• _Challenge_
Can you transcribe the data exactly? Leave the pictures out.
------------------------------------------------------------------------
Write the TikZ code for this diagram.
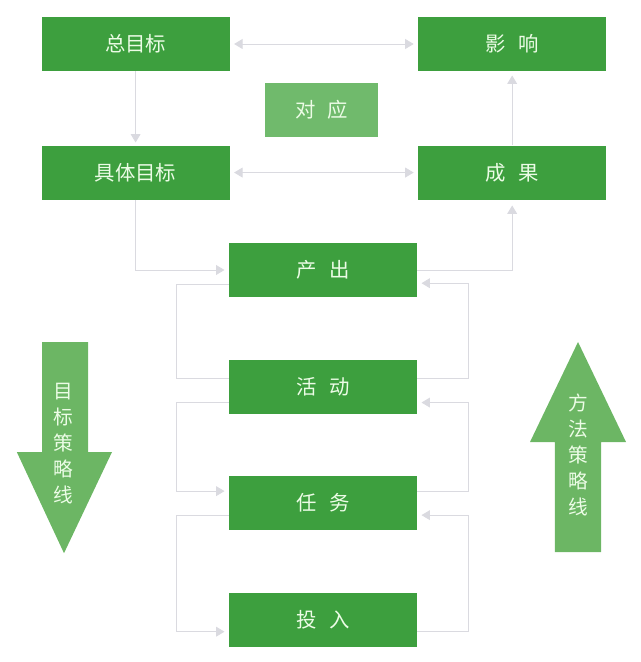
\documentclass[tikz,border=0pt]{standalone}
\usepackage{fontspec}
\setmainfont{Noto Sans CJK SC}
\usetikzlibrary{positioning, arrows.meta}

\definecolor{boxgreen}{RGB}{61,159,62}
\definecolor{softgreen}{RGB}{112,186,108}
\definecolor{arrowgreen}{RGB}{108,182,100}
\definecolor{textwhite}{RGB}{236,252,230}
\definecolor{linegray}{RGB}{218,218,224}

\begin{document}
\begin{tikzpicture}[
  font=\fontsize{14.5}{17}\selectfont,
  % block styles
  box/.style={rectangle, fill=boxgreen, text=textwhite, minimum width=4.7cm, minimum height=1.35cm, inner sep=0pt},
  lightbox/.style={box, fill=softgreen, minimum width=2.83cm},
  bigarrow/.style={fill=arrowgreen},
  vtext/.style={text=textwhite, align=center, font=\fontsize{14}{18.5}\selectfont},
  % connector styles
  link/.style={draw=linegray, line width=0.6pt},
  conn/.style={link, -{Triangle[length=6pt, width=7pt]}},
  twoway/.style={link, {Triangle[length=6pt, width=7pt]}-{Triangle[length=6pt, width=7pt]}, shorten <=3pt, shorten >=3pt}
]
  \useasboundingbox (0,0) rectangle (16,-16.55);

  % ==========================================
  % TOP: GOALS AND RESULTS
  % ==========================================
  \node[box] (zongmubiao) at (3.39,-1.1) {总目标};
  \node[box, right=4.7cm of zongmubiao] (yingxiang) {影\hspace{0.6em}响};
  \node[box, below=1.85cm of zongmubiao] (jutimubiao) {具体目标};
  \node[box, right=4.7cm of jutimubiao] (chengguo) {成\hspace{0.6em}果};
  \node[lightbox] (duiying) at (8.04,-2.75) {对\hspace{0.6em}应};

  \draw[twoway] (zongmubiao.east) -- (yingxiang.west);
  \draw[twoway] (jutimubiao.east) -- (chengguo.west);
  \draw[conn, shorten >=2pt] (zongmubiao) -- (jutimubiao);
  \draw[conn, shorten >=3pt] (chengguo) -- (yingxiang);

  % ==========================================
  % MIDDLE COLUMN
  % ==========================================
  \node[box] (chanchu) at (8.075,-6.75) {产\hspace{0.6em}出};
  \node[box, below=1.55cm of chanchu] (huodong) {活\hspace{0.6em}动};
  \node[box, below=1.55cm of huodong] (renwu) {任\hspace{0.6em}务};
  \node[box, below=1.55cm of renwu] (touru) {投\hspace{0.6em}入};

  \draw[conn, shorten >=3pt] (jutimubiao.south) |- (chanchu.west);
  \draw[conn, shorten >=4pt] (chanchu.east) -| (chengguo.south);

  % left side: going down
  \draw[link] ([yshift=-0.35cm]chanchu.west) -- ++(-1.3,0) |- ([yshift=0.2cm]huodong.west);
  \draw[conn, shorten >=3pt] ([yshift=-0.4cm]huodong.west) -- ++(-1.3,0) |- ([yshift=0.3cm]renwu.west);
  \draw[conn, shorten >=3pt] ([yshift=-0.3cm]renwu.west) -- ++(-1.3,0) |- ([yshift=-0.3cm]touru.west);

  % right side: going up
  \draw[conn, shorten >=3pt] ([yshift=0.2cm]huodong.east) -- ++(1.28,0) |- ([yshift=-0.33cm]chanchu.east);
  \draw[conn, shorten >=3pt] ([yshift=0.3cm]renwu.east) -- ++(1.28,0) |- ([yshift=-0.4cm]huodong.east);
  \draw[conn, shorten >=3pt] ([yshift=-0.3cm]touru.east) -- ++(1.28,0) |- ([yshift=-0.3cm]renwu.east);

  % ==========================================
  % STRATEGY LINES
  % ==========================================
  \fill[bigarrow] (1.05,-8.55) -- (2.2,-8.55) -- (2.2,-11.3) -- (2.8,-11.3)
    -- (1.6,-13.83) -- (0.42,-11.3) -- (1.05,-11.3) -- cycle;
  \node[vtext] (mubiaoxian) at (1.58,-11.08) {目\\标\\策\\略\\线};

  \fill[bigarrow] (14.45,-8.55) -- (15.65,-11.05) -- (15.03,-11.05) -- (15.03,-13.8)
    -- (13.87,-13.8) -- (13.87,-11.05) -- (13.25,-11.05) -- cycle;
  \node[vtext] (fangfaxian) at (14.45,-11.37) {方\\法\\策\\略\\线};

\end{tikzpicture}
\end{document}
------------------------------------------------------------------------
• _Problem solution_
Write the TikZ code for this diagram.
\documentclass[tikz,border=0pt]{standalone}
\usepackage{fontspec}
\setmainfont{Noto Sans CJK SC}
\usetikzlibrary{positioning, arrows.meta}

\definecolor{boxgreen}{RGB}{61,159,62}
\definecolor{softgreen}{RGB}{112,186,108}
\definecolor{arrowgreen}{RGB}{108,182,100}
\definecolor{textwhite}{RGB}{236,252,230}
\definecolor{linegray}{RGB}{218,218,224}

\begin{document}
\begin{tikzpicture}[
  font=\fontsize{14.5}{17}\selectfont,
  % block styles
  box/.style={rectangle, fill=boxgreen, text=textwhite, minimum width=4.7cm, minimum height=1.35cm, inner sep=0pt},
  lightbox/.style={box, fill=softgreen, minimum width=2.83cm},
  bigarrow/.style={fill=arrowgreen},
  vtext/.style={text=textwhite, align=center, font=\fontsize{14}{18.5}\selectfont},
  % connector styles
  link/.style={draw=linegray, line width=0.6pt},
  conn/.style={link, -{Triangle[length=6pt, width=7pt]}},
  twoway/.style={link, {Triangle[length=6pt, width=7pt]}-{Triangle[length=6pt, width=7pt]}, shorten <=3pt, shorten >=3pt}
]
  \useasboundingbox (0,0) rectangle (16,-16.55);

  % ==========================================
  % TOP: GOALS AND RESULTS
  % ==========================================
  \node[box] (zongmubiao) at (3.39,-1.1) {总目标};
  \node[box, right=4.7cm of zongmubiao] (yingxiang) {影\hspace{0.6em}响};
  \node[box, below=1.85cm of zongmubiao] (jutimubiao) {具体目标};
  \node[box, right=4.7cm of jutimubiao] (chengguo) {成\hspace{0.6em}果};
  \node[lightbox] (duiying) at (8.04,-2.75) {对\hspace{0.6em}应};

  \draw[twoway] (zongmubiao.east) -- (yingxiang.west);
  \draw[twoway] (jutimubiao.east) -- (chengguo.west);
  \draw[conn, shorten >=2pt] (zongmubiao) -- (jutimubiao);
  \draw[conn, shorten >=3pt] (chengguo) -- (yingxiang);

  % ==========================================
  % MIDDLE COLUMN
  % ==========================================
  \node[box] (chanchu) at (8.075,-6.75) {产\hspace{0.6em}出};
  \node[box, below=1.55cm of chanchu] (huodong) {活\hspace{0.6em}动};
  \node[box, below=1.55cm of huodong] (renwu) {任\hspace{0.6em}务};
  \node[box, below=1.55cm of renwu] (touru) {投\hspace{0.6em}入};

  \draw[conn, shorten >=3pt] (jutimubiao.south) |- (chanchu.west);
  \draw[conn, shorten >=4pt] (chanchu.east) -| (chengguo.south);

  % left side: going down
  \draw[link] ([yshift=-0.35cm]chanchu.west) -- ++(-1.3,0) |- ([yshift=0.2cm]huodong.west);
  \draw[conn, shorten >=3pt] ([yshift=-0.4cm]huodong.west) -- ++(-1.3,0) |- ([yshift=0.3cm]renwu.west);
  \draw[conn, shorten >=3pt] ([yshift=-0.3cm]renwu.west) -- ++(-1.3,0) |- ([yshift=-0.3cm]touru.west);

  % right side: going up
  \draw[conn, shorten >=3pt] ([yshift=0.2cm]huodong.east) -- ++(1.28,0) |- ([yshift=-0.33cm]chanchu.east);
  \draw[conn, shorten >=3pt] ([yshift=0.3cm]renwu.east) -- ++(1.28,0) |- ([yshift=-0.4cm]huodong.east);
  \draw[conn, shorten >=3pt] ([yshift=-0.3cm]touru.east) -- ++(1.28,0) |- ([yshift=-0.3cm]renwu.east);

  % ==========================================
  % STRATEGY LINES
  % ==========================================
  \fill[bigarrow] (1.05,-8.55) -- (2.2,-8.55) -- (2.2,-11.3) -- (2.8,-11.3)
    -- (1.6,-13.83) -- (0.42,-11.3) -- (1.05,-11.3) -- cycle;
  \node[vtext] (mubiaoxian) at (1.58,-11.08) {目\\标\\策\\略\\线};

  \fill[bigarrow] (14.45,-8.55) -- (15.65,-11.05) -- (15.03,-11.05) -- (15.03,-13.8)
    -- (13.87,-13.8) -- (13.87,-11.05) -- (13.25,-11.05) -- cycle;
  \node[vtext] (fangfaxian) at (14.45,-11.37) {方\\法\\策\\略\\线};

\end{tikzpicture}
\end{document}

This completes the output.